Take each line containing the word "that" and copy it.

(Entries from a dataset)
┄┄┄┄┄┄┄┄┄┄┄┄┄┄┄┄┄┄┄┄

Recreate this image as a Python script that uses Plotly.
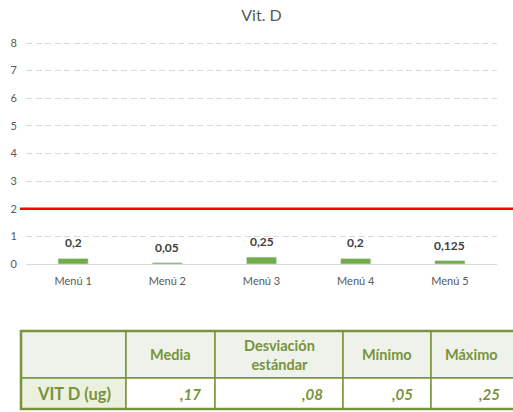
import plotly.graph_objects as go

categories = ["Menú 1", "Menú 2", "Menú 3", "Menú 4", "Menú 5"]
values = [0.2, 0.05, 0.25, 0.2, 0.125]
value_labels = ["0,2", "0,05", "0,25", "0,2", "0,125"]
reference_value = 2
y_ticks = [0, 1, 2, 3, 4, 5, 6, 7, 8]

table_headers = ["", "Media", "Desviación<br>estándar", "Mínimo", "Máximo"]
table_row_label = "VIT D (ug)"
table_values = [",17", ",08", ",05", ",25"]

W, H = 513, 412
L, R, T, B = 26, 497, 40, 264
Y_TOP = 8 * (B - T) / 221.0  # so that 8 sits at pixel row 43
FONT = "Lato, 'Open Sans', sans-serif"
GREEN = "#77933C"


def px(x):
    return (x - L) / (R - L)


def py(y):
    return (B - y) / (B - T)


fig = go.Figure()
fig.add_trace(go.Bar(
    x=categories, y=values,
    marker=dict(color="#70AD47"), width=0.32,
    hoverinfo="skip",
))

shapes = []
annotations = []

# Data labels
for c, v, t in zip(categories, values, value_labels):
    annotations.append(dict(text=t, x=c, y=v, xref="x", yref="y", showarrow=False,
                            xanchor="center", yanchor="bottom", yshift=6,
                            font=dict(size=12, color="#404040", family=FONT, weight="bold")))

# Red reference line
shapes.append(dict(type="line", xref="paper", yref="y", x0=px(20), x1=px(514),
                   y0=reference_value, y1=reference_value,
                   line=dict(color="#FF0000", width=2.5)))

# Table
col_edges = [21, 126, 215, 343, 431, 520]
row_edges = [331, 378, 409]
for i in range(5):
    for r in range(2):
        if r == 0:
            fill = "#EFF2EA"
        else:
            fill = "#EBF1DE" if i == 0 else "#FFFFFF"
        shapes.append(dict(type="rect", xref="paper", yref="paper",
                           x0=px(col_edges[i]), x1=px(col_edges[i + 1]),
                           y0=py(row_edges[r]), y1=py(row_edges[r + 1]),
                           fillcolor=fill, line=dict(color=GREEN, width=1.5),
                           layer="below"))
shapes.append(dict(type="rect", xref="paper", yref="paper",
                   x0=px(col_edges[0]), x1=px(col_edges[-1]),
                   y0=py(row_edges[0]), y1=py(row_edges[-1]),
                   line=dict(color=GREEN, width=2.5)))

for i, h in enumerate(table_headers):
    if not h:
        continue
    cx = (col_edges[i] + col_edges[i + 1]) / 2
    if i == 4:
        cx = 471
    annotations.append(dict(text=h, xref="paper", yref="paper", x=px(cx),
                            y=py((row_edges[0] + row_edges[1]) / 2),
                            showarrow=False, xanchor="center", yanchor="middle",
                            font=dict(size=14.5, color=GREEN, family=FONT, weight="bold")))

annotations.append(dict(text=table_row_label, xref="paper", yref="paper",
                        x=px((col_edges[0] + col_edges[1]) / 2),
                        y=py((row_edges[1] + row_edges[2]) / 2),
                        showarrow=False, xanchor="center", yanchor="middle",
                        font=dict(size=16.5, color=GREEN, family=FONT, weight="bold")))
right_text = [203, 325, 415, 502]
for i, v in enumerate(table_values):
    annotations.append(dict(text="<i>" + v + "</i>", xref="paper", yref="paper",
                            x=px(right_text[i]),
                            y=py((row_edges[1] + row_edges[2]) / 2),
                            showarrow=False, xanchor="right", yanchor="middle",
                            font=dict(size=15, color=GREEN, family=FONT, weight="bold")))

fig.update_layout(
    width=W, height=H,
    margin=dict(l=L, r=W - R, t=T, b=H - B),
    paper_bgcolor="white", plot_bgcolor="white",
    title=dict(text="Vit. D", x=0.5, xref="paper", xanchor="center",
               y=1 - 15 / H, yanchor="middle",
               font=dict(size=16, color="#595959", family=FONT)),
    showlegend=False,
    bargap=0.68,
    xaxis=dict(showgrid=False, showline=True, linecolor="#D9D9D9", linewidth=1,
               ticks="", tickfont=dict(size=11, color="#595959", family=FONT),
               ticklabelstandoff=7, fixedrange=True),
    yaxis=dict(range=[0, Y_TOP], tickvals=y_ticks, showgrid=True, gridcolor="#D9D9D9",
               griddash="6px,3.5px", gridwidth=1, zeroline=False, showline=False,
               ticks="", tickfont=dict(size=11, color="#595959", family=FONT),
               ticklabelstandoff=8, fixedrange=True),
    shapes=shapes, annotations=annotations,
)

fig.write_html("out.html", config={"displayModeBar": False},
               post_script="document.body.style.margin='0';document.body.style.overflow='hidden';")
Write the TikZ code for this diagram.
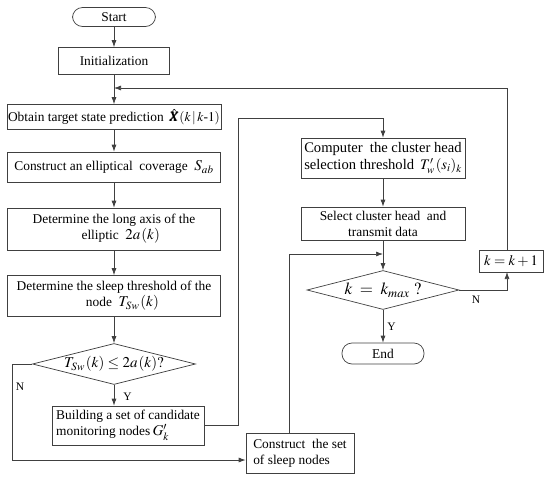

┄┄┄┄┄┄┄┄┄┄┄┄┄┄┄┄┄┄┄┄

* [COMPLETED TASK]:
Recreate this image as a Python script that uses Plotly.
Y_TOP = 8 * (B - T) / 221.0  # so that 8 sits at pixel row 43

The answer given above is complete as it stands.